The task
Repeat, exactly and only, the lines from the beginning of the data through the line with "import numpy as np". Pictures are left out.

Dataset excerpt
════════════════

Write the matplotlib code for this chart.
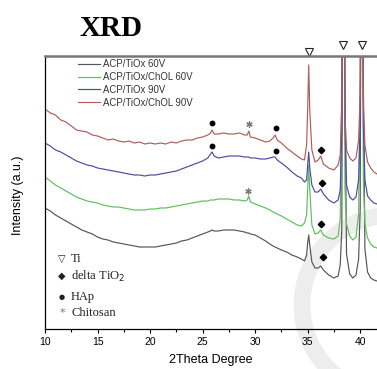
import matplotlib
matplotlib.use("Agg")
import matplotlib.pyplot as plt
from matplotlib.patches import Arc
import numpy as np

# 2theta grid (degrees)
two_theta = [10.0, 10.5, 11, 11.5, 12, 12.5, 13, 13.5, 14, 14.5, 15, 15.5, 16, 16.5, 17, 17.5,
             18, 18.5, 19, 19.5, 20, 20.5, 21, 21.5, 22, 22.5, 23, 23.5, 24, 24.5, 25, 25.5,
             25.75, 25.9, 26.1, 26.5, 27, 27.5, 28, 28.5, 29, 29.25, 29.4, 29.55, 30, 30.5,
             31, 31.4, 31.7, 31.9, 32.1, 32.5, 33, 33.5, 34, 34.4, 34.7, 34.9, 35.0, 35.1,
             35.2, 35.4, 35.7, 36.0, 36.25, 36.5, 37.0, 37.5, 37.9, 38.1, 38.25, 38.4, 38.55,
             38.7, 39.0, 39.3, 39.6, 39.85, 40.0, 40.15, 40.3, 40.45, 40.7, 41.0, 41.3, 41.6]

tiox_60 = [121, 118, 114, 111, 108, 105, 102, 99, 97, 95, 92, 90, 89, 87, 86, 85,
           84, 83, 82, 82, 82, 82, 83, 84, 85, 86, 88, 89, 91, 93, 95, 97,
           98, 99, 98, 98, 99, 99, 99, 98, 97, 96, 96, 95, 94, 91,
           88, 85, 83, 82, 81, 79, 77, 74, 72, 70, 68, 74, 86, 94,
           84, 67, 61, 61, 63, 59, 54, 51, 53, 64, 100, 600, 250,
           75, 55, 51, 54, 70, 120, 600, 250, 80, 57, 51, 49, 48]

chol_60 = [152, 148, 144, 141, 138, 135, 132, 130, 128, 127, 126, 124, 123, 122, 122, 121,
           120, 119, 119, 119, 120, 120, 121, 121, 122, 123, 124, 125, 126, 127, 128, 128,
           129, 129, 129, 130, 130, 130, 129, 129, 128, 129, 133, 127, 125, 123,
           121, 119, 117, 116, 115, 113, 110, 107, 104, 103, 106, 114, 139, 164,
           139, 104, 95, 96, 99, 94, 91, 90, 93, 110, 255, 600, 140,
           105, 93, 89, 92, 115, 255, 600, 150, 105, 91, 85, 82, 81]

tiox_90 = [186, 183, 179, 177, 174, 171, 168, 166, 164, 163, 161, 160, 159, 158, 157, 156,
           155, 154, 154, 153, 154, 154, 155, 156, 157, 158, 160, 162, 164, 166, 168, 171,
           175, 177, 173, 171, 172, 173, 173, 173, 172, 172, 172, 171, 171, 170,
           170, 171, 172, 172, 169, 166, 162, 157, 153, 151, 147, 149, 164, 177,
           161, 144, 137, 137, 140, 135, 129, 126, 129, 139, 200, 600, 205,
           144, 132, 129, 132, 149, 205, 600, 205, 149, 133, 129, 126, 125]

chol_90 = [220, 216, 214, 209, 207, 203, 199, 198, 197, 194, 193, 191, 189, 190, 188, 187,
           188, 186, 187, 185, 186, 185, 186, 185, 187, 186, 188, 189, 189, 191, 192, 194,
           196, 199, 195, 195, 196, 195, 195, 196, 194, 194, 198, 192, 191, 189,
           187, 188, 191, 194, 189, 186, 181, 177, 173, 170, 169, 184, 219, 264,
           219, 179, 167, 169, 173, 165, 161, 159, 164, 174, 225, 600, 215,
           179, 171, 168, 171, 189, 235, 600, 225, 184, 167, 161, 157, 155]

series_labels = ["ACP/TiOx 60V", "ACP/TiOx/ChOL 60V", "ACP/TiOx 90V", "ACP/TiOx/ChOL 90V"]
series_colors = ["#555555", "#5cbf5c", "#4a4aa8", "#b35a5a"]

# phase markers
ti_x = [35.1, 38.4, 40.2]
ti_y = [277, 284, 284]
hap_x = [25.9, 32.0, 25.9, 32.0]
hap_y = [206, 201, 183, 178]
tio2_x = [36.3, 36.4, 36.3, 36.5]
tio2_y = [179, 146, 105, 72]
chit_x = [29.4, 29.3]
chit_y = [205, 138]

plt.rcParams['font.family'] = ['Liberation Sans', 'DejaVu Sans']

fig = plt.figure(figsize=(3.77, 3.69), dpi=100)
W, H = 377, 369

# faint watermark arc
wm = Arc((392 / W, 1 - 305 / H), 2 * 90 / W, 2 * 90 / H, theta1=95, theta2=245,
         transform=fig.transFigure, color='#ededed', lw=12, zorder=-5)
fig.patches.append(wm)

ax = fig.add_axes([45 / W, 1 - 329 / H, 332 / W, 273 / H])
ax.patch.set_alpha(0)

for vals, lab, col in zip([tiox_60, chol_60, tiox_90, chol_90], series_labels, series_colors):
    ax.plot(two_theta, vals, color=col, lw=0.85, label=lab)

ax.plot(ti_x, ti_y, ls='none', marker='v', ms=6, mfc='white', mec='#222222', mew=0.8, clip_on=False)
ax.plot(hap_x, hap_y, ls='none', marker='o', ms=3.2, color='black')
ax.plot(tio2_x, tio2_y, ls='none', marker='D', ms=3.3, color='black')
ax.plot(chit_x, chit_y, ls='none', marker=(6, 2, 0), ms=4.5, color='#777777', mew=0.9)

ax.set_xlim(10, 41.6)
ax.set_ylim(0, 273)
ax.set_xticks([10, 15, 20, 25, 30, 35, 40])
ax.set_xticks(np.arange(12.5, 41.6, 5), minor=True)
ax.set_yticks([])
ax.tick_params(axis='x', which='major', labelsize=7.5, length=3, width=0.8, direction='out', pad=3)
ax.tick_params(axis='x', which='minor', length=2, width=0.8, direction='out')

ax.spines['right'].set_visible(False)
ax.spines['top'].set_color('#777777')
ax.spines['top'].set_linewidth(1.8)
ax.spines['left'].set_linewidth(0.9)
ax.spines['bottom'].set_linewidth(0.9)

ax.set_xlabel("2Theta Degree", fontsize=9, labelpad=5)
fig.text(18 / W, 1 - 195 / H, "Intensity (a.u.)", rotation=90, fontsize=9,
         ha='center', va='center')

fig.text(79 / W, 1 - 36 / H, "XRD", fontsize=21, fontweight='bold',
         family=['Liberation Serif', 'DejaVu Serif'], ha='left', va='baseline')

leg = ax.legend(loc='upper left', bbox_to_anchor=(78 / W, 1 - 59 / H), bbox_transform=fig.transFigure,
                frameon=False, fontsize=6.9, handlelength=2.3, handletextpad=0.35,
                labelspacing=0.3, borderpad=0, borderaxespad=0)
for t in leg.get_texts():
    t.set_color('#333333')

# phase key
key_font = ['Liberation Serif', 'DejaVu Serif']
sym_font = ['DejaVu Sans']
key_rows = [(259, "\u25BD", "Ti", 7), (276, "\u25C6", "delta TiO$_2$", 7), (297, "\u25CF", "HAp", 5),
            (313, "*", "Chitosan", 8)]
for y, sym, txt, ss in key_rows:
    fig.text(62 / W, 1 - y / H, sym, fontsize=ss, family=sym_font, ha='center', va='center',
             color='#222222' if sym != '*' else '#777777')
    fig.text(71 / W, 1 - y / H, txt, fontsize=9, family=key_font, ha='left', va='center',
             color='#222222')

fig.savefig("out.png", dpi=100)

════════════════

Solution for this problem
Write the matplotlib code for this chart.
import matplotlib
matplotlib.use("Agg")
import matplotlib.pyplot as plt
from matplotlib.patches import Arc
import numpy as np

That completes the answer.